If your not much of a gambler then index funds are best suited for you. Trying to find the hot stock or mutual fund is a lot of work and the odds that you will pick a winner are extremely low. The returns on index funds are better than the average active funds in every investment category It's easy to build a portfolio of all index funds because there are funds covering every asset class in every market in the world.
Thirty-five years ago Vanguard CEO John C. Bogle along with his meager staff launched the first publicly available index mutual fund. It was named the Vanguard First Index Trust, later renamed the Vanguard 500 because it tracks the S&P 500 index.
Vanguard has recently released a white paper on performance entitled The Case for Indexing. It documents the poor results of active management versus indexes over the years — a result that worsens over extended periods.

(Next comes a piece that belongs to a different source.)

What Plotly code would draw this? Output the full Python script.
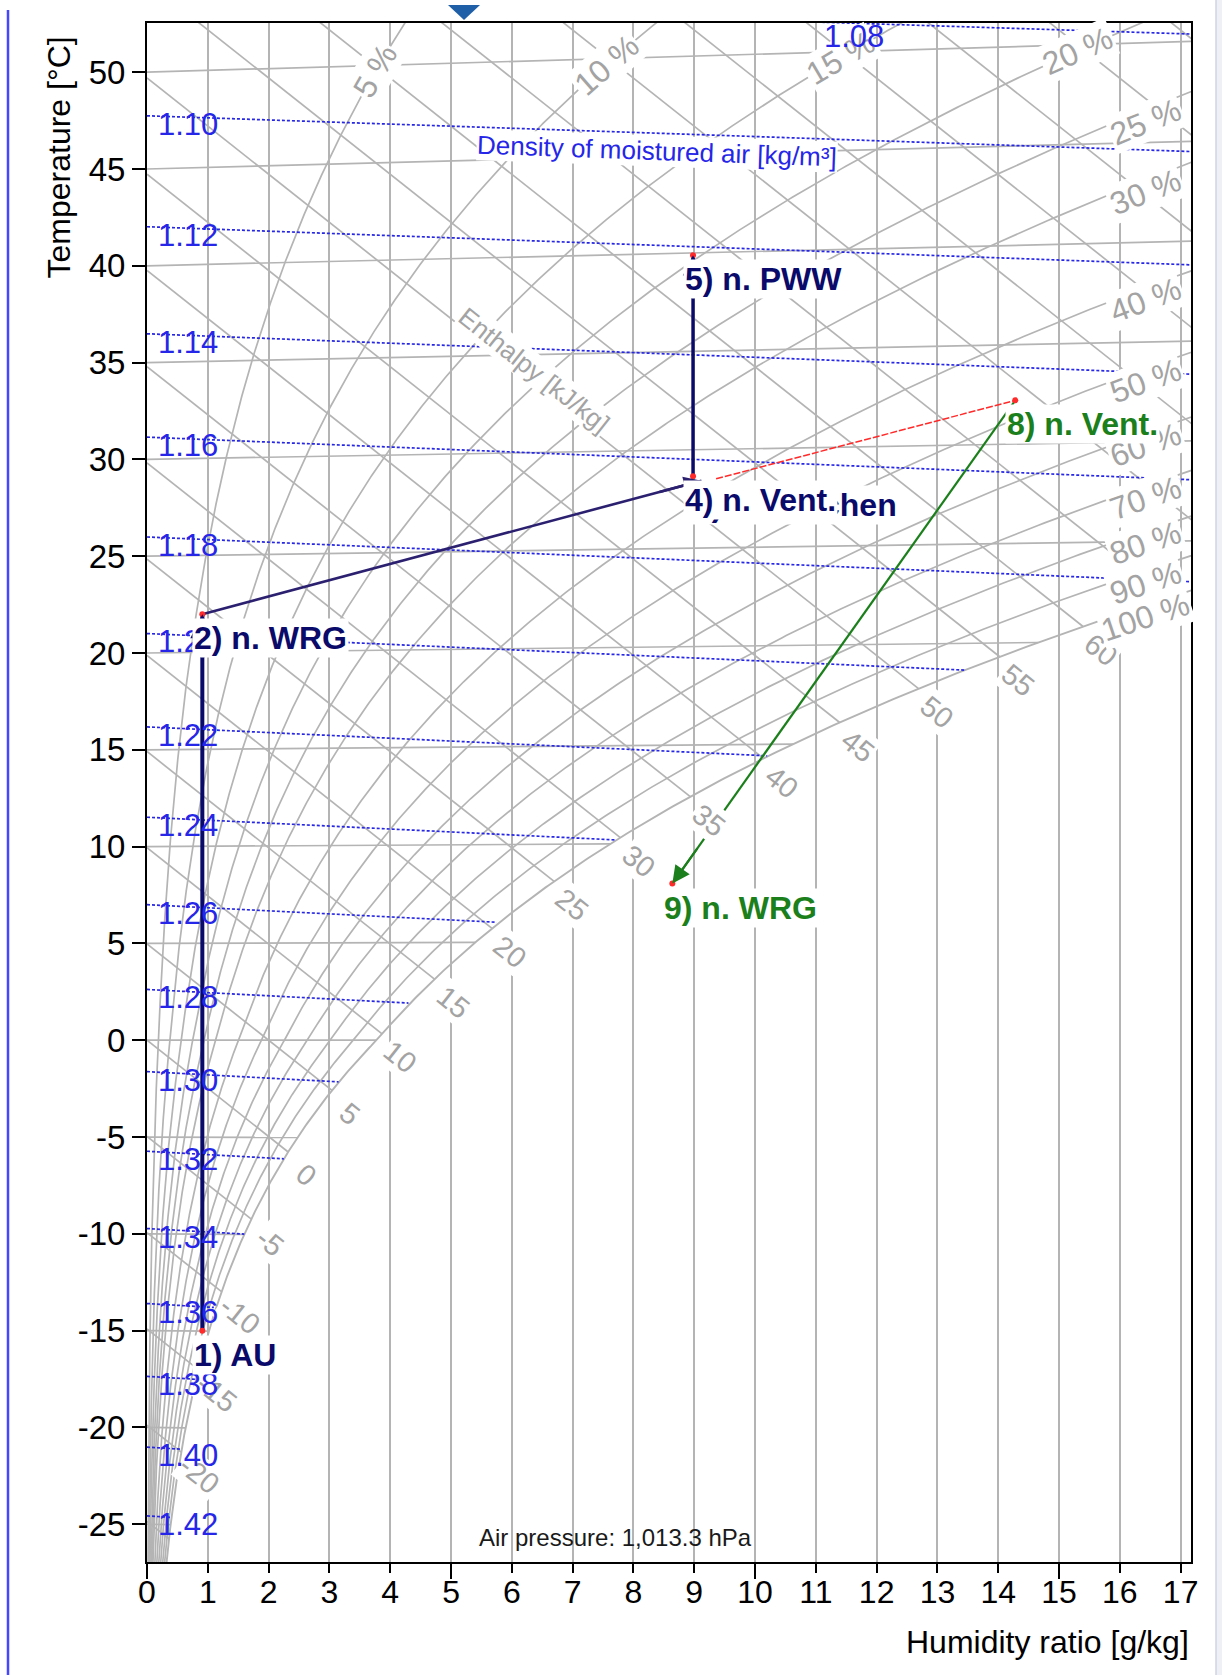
import math
import numpy as np
import plotly.graph_objects as go

# ---------------- values ----------------
x_tick_vals = list(range(0, 18))
x_tick_text = [str(v) for v in x_tick_vals]
y_tick_vals = list(range(-25, 55, 5))
y_tick_text = [str(v) for v in y_tick_vals]          # plain hyphen minus, as in the picture
x_major_ticks = [0, 5, 10, 15]

rh_levels = [5, 10, 15, 20, 25, 30, 40, 50, 60, 70, 80, 90, 100]   # relative humidity [%]
isotherm_levels = list(range(-25, 55, 5))                          # temperature [°C]
enthalpy_levels = list(range(-25, 100, 5))                         # enthalpy [kJ/kg]
enthalpy_label_levels = list(range(-20, 65, 5))
density_levels = [1.08, 1.10, 1.12, 1.14, 1.16, 1.18, 1.20, 1.22, 1.24,
                  1.26, 1.28, 1.30, 1.32, 1.34, 1.36, 1.38, 1.40, 1.42]  # kg/m³

state_names = ["1) AU", "2) n. WRG", "3) n. Mischen", "4) n. Vent.", "5) n. PWW",
               "8) n. Vent.", "9) n. WRG"]
state_x = [0.91, 0.91, 9.12, 8.98, 8.98, 14.28, 8.64]        # humidity ratio [g/kg]
state_T = [-15.0, 22.0, 28.9, 29.13, 40.55, 33.05, 8.09]     # temperature [°C]
state_dot = [True, True, False, True, True, True, True]
exhaust_x = [9.36, 14.28]
exhaust_T = [29.0, 33.05]
pressure_hpa = 1013.25

# ---------------- layout constants ----------------
W, H = 1222, 1675
ML, MR, MT, MB = 147, 31, 23, 113
X0, X1 = 0.0, 17.17
Y0, Y1 = -26.95, 52.54
PLOT_W = W - ML - MR
PLOT_H = H - MT - MB
PXX = PLOT_W / (X1 - X0)
PXY = PLOT_H / (Y1 - Y0)

FONT = "Liberation Sans, Arial, sans-serif"
GRAY_LINE = "#b4b4b4"
GRAY_TEXT = "#a3a3a3"
BLUE = "#2626e8"
NAVY = "#0a0a6a"
INDIGO = "#2b2070"
GREEN = "#1b7f1b"
RED = "#ff2a2a"

# ---------------- psychrometric construction of the chart grid ----------------
P = pressure_hpa * 100.0


def psat(t):
    t = np.asarray(t, dtype=float)
    return np.where(t >= 0, 611.2 * np.exp(17.62 * t / (243.12 + t)),
                    611.2 * np.exp(22.46 * t / (272.62 + t)))


def hum(t, phi):
    pw = phi * psat(t)
    return 622.0 * pw / (P - pw)


def t_axis(t, x):
    # Mollier oblique ordinate expressed in °C
    return t * (1.0 + 1.86 * x / 1006.0)


def h_of(t, x):
    return 1.006 * t + x * (2.501 + 0.00186 * t)


def bisect(f, lo, hi, n=70):
    flo = f(lo)
    for _ in range(n):
        mid = 0.5 * (lo + hi)
        fm = f(mid)
        if (fm > 0) == (flo > 0):
            lo, flo = mid, fm
        else:
            hi = mid
    return 0.5 * (lo + hi)


def t_sat_for_h(h):
    return bisect(lambda t: float(h_of(t, hum(t, 1.0))) - h, -45.0, 70.0)


def t_for_x(x, phi):
    return bisect(lambda t: float(hum(t, phi)) - x, -45.0, 90.0)


fig = go.Figure()
gl = dict(color=GRAY_LINE, width=1.7)

# isotherms
for t in isotherm_levels:
    xe = min(float(hum(t, 1.0)), 17.6)
    fig.add_trace(go.Scatter(x=[0.0, xe], y=[t, float(t_axis(t, xe))], mode="lines",
                             line=gl, hoverinfo="skip", showlegend=False))

# relative humidity curves
t_arr = np.arange(-28.0, 60.01, 0.1)
for rh in rh_levels:
    xr = hum(t_arr, rh / 100.0)
    m = xr <= 19.0
    fig.add_trace(go.Scatter(x=xr[m], y=t_axis(t_arr[m], xr[m]), mode="lines",
                             line=dict(color=GRAY_LINE, width=1.9 if rh == 100 else 1.7),
                             hoverinfo="skip", showlegend=False))

# enthalpy lines (end at saturation)
sat_points = {}
for h in enthalpy_levels:
    ts = t_sat_for_h(h)
    xs = float(hum(ts, 1.0))
    sat_points[h] = xs
    xe = min(xs, 17.6)
    fig.add_trace(go.Scatter(x=[0.0, xe], y=[h / 1.006, (h - 2.501 * xe) / 1.006], mode="lines",
                             line=gl, hoverinfo="skip", showlegend=False))

# density lines
xg = np.arange(0.0, 17.65, 0.05)
dens_label_pos = []
for rho in density_levels:
    xk = xg / 1000.0
    tK = P * (1 + xk) / (rho * 287.05 * (1 + 1.6078 * xk))
    tt = tK - 273.15
    m = xg <= hum(tt, 1.0)
    xd, Td = xg[m], t_axis(tt[m], xg[m])
    fig.add_trace(go.Scatter(x=xd, y=Td, mode="lines",
                             line=dict(color=BLUE, width=1.7, dash="3px,2px"),
                             hoverinfo="skip", showlegend=False))
    if Td[0] <= Y1:
        dens_label_pos.append((0.15, float(np.interp(0.15, xd, Td))))
    else:
        i = int(np.argmax(Td <= Y1))
        dens_label_pos.append((float(xd[i]) - 0.45, Y1 - 0.3))

# ---------------- process lines ----------------
segments = [(0, 1, NAVY, 4.0, 1.2), (1, 2, INDIGO, 2.6, 1.35), (3, 4, NAVY, 3.4, 1.2),
            (5, 6, GREEN, 2.2, 1.6)]
for a, b, col, w, s in segments:
    fig.add_trace(go.Scatter(x=[state_x[a], state_x[b]], y=[state_T[a], state_T[b]], mode="lines",
                             line=dict(color=col, width=w), hoverinfo="skip", showlegend=False))
fig.add_trace(go.Scatter(x=exhaust_x, y=exhaust_T, mode="lines",
                         line=dict(color=RED, width=1.5, dash="7px,2px"),
                         hoverinfo="skip", showlegend=False))
fig.add_trace(go.Scatter(x=[x for x, d in zip(state_x, state_dot) if d],
                         y=[t for t, d in zip(state_T, state_dot) if d],
                         mode="markers", marker=dict(color=RED, size=6),
                         hoverinfo="skip", showlegend=False))
# invisible trace so the overlay axis with the long ticks is drawn
fig.add_trace(go.Scatter(x=[None], y=[None], xaxis="x2", showlegend=False, hoverinfo="skip"))

# ---------------- annotations ----------------
ann = []
gray_font = dict(family=FONT, size=29, color=GRAY_TEXT)
ang_h = math.degrees(math.atan(2.501 / 1.006 * PXY / PXX))

for h in enthalpy_label_levels:
    xl = sat_points[h] + 0.3
    Tl = (h - 2.501 * xl) / 1.006 - 0.45
    ann.append(dict(x=xl, y=Tl, xref="x", yref="y", text=str(h), showarrow=False,
                    textangle=ang_h, font=gray_font, bgcolor="white", borderpad=1))


def curve_angle(t0, phi):
    x1, x2 = float(hum(t0 - 0.2, phi)), float(hum(t0 + 0.2, phi))
    T1, T2 = float(t_axis(t0 - 0.2, x1)), float(t_axis(t0 + 0.2, x2))
    return -math.degrees(math.atan2((T2 - T1) * PXY, (x2 - x1) * PXX))


for rh in rh_levels:
    phi = rh / 100.0
    if rh <= 20:
        t0 = 49.7
        xl = float(hum(t0, phi))
        ysh = 0
    else:
        xl = 16.42
        t0 = t_for_x(xl, phi)
        ysh = -12
    Tl = float(t_axis(t0, xl))
    ann.append(dict(x=xl, y=Tl, xref="x", yref="y", text=f"{rh} %", showarrow=False,
                    textangle=curve_angle(t0, phi), yshift=ysh,
                    font=dict(family=FONT, size=32, color=GRAY_TEXT),
                    bgcolor="white", borderpad=1))

for rho, (xl, Tl) in zip(density_levels, dens_label_pos):
    ann.append(dict(x=xl, y=Tl, xref="x", yref="y", text=f"{rho:.2f}", showarrow=False,
                    xanchor="left", yanchor="middle", yshift=-8,
                    font=dict(family=FONT, size=31, color=BLUE)))

ann.append(dict(x=8.39, y=45.91, xref="x", yref="y", text="Density of moistured air [kg/m³]",
                showarrow=False, textangle=2, font=dict(family=FONT, size=26, color=BLUE),
                bgcolor="white", borderpad=0))
ann.append(dict(x=6.36, y=34.6, xref="x", yref="y", text="Enthalpy [kJ/kg]",
                showarrow=False, textangle=ang_h, font=dict(family=FONT, size=26, color=GRAY_TEXT),
                bgcolor="white", borderpad=0))
ann.append(dict(x=7.7, y=-25.7, xref="x", yref="y", text="Air pressure: 1,013.3 hPa",
                showarrow=False, font=dict(family=FONT, size=24, color="#1a1a1a")))

# arrow heads of the process steps
for a, b, col, w, s in segments:
    dxp = (state_x[b] - state_x[a]) * PXX
    dyp = (state_T[b] - state_T[a]) * PXY
    f = 45.0 / math.hypot(dxp, dyp)
    ann.append(dict(x=state_x[b], y=state_T[b], xref="x", yref="y",
                    ax=state_x[b] - f * (state_x[b] - state_x[a]),
                    ay=state_T[b] - f * (state_T[b] - state_T[a]),
                    axref="x", ayref="y", text="", showarrow=True, arrowhead=2,
                    arrowsize=s, arrowwidth=w, arrowcolor=col, standoff=0))

# state labels
for i, name in enumerate(state_names):
    col = GREEN if name.startswith(("8)", "9)")) else NAVY
    ann.append(dict(x=state_x[i], y=state_T[i], xref="x", yref="y", text=name, showarrow=False,
                    xanchor="left", yanchor="top", xshift=-10, yshift=-4,
                    font=dict(family=FONT, size=32, color=col, weight="bold"),
                    bgcolor="white", borderpad=1))

# axis titles
ann.append(dict(x=(59 - ML) / PLOT_W, y=(H - MB - 157.5) / PLOT_H, xref="paper", yref="paper",
                text="Temperature [°C]", textangle=-90, showarrow=False,
                xanchor="center", yanchor="middle", font=dict(family=FONT, size=32, color="black")))
ann.append(dict(x=1.0, y=(H - MB - 1642) / PLOT_H, xref="paper", yref="paper",
                text="Humidity ratio [g/kg]", showarrow=False, xanchor="right", yanchor="middle",
                font=dict(family=FONT, size=32, color="black")))

# ---------------- decoration of the screenshot ----------------
def px_to_paper_x(px):
    return (px - ML) / PLOT_W


def px_to_paper_y(py):
    return (H - MB - py) / PLOT_H


shapes = [
    dict(type="line", xref="paper", yref="paper", x0=px_to_paper_x(8), x1=px_to_paper_x(8),
         y0=px_to_paper_y(H), y1=px_to_paper_y(10), line=dict(color="#4646ff", width=2.5)),
    dict(type="rect", xref="paper", yref="paper", x0=px_to_paper_x(1216), x1=px_to_paper_x(1224),
         y0=px_to_paper_y(H), y1=px_to_paper_y(0), fillcolor="#eef0f6", line=dict(width=0)),
    dict(type="line", xref="paper", yref="paper", x0=px_to_paper_x(1216), x1=px_to_paper_x(1216),
         y0=px_to_paper_y(H), y1=px_to_paper_y(0), line=dict(color="#cfd3e4", width=1.5)),
    dict(type="path", xref="paper", yref="paper",
         path=(f"M {px_to_paper_x(448)} {px_to_paper_y(5)} L {px_to_paper_x(480)} {px_to_paper_y(5)} "
               f"L {px_to_paper_x(464)} {px_to_paper_y(20)} Z"),
         fillcolor="#1f5fa8", line=dict(width=0)),
]

fig.update_layout(
    width=W, height=H, autosize=False,
    margin=dict(l=ML, r=MR, t=MT, b=MB, pad=0),
    paper_bgcolor="white", plot_bgcolor="white", showlegend=False,
    font=dict(family=FONT, size=32, color="black"),
    xaxis=dict(range=[X0, X1], tickmode="array", tickvals=x_tick_vals, ticktext=x_tick_text,
               ticks="outside", ticklen=9, tickwidth=2, tickcolor="black", ticklabelstandoff=-8,
               showgrid=True, gridcolor=GRAY_LINE, gridwidth=1.7,
               showline=True, linecolor="black", linewidth=2, mirror=True, zeroline=False,
               tickfont=dict(family=FONT, size=32, color="black")),
    xaxis2=dict(range=[X0, X1], overlaying="x", anchor="y", side="bottom",
                tickmode="array", tickvals=x_major_ticks, ticks="outside", ticklen=16,
                tickwidth=2, tickcolor="black", showticklabels=False, showgrid=False,
                showline=False, zeroline=False),
    yaxis=dict(range=[Y0, Y1], tickmode="array", tickvals=y_tick_vals, ticktext=y_tick_text,
               ticks="outside", ticklen=13, tickwidth=2, tickcolor="black", showgrid=False,
               showline=True, linecolor="black", linewidth=2, mirror=True, zeroline=False,
               tickfont=dict(family=FONT, size=33, color="black")),
    annotations=ann,
    shapes=shapes,
)

fig.write_html("out.html")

The following chart illustrates the decreasing success rate of active management.
A portfolio that holds only index funds in different asset classes has a very high probability of beating a portfolio that holds only actively managed funds in those asset classes. The table below highlights the probability of an all-actively managed fund portfolio outperforming an all-index fund portfolio.
There is a 30 percent chance that a single actively managed mutual fund will outperform an index fund over a 10 year period of time, but that probability drops to 9 percent when three managed funds in a portfolio are judged against three comparable index funds. The results get worse as more active funds are added and as more time passes. A portfolio with 10 active funds held for 20 years has only a 1 percent chance of beating a comparable all-index fund portfolio.
Index fund investing has proven to be the best strategy for most people. A low-cost index portfolio has the greatest probability for meeting long-term financial goals.